··· Collected material ···

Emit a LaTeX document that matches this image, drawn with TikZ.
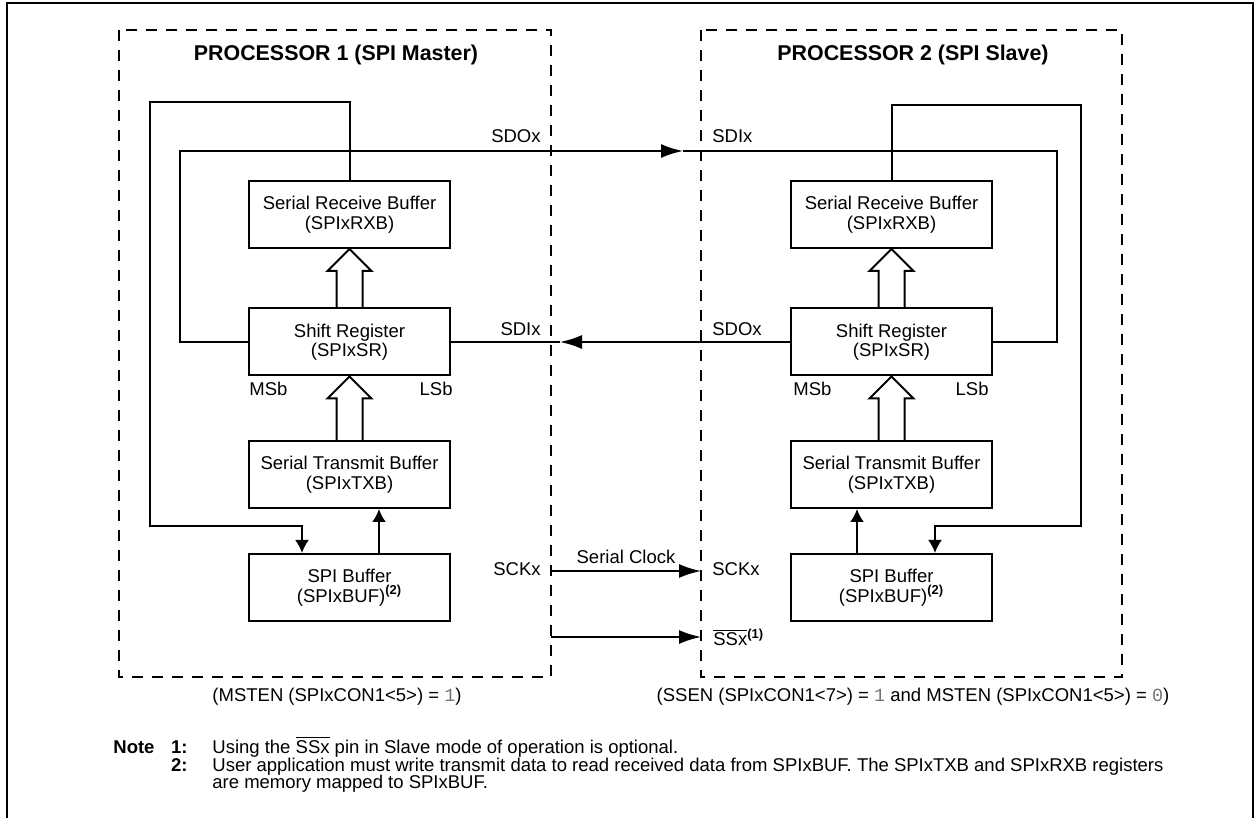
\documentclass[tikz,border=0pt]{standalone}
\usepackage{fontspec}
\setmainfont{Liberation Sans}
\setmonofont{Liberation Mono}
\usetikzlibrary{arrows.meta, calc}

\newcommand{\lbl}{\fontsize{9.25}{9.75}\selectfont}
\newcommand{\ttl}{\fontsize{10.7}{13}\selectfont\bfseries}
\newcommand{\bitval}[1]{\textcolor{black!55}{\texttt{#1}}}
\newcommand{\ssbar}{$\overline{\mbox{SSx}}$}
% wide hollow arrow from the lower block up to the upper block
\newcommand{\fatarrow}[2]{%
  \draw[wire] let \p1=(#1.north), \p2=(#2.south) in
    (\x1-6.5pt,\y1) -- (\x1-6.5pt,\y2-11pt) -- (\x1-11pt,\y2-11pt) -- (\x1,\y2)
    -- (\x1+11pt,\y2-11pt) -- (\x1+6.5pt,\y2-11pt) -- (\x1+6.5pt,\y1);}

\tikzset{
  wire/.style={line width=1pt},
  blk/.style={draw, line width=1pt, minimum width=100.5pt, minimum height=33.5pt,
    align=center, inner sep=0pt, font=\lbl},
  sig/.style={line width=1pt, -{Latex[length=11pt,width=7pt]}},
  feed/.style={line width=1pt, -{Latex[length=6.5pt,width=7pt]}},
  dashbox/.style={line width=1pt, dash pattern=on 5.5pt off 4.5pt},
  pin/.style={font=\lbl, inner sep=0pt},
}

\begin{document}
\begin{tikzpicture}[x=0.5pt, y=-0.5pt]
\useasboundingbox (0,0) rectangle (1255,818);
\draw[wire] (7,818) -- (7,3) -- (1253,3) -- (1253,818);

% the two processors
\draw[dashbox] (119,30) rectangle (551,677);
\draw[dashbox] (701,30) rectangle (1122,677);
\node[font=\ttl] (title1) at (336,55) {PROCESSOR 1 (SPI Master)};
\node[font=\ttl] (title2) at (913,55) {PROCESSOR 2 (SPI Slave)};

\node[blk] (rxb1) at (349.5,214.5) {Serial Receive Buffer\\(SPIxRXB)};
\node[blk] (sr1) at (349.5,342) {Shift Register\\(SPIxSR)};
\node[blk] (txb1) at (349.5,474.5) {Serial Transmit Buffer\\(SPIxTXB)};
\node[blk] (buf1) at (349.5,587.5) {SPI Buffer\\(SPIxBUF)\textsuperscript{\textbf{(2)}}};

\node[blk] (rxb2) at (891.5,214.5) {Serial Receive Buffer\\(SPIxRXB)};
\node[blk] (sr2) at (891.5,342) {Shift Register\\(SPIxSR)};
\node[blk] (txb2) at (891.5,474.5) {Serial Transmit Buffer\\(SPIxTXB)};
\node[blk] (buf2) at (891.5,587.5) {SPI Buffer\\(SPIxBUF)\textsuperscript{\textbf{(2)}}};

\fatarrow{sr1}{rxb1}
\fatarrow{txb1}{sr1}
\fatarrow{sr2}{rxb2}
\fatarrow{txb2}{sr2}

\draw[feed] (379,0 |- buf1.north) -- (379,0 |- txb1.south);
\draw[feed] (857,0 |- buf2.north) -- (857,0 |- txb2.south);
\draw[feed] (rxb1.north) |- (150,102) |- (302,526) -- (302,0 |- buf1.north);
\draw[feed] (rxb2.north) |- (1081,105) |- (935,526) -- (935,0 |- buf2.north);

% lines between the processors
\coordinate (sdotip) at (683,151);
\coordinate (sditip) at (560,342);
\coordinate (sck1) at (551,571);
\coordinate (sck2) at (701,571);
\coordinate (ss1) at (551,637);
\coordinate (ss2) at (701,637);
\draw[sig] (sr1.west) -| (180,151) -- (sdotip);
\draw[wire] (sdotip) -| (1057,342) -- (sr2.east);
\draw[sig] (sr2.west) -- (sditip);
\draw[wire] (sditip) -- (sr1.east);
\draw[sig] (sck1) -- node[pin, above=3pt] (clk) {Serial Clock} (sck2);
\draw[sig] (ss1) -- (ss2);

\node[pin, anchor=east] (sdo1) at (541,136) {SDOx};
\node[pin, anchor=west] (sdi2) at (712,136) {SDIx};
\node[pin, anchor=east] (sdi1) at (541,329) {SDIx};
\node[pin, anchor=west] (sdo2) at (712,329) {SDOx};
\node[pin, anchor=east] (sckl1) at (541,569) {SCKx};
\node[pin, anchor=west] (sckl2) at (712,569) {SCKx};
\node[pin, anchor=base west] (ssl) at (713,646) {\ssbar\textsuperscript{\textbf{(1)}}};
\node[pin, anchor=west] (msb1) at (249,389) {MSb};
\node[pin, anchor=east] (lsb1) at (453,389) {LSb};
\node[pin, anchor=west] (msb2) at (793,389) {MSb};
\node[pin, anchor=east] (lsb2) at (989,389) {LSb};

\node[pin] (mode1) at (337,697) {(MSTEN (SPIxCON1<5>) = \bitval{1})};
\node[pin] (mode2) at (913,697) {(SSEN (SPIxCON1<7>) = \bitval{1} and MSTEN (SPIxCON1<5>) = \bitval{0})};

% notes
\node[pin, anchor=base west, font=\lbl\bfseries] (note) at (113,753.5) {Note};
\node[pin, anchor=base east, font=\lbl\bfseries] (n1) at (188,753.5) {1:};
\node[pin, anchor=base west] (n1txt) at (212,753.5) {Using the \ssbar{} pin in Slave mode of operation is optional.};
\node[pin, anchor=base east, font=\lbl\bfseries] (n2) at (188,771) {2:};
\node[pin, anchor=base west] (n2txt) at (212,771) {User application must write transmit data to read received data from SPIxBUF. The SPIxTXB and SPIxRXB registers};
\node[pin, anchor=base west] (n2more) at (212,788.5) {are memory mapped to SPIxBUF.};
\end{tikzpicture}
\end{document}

···

= Exercise details =
Copy exactly the lines running from the beginning of the listing through the line that has "-- (\x1+11pt,\y2-11pt) -- (\x1+6.5pt,\y2-11pt)". Drop the pictures.

= Answer =
Emit a LaTeX document that matches this image, drawn with TikZ.
\documentclass[tikz,border=0pt]{standalone}
\usepackage{fontspec}
\setmainfont{Liberation Sans}
\setmonofont{Liberation Mono}
\usetikzlibrary{arrows.meta, calc}

\newcommand{\lbl}{\fontsize{9.25}{9.75}\selectfont}
\newcommand{\ttl}{\fontsize{10.7}{13}\selectfont\bfseries}
\newcommand{\bitval}[1]{\textcolor{black!55}{\texttt{#1}}}
\newcommand{\ssbar}{$\overline{\mbox{SSx}}$}
% wide hollow arrow from the lower block up to the upper block
\newcommand{\fatarrow}[2]{%
  \draw[wire] let \p1=(#1.north), \p2=(#2.south) in
    (\x1-6.5pt,\y1) -- (\x1-6.5pt,\y2-11pt) -- (\x1-11pt,\y2-11pt) -- (\x1,\y2)
    -- (\x1+11pt,\y2-11pt) -- (\x1+6.5pt,\y2-11pt) -- (\x1+6.5pt,\y1);}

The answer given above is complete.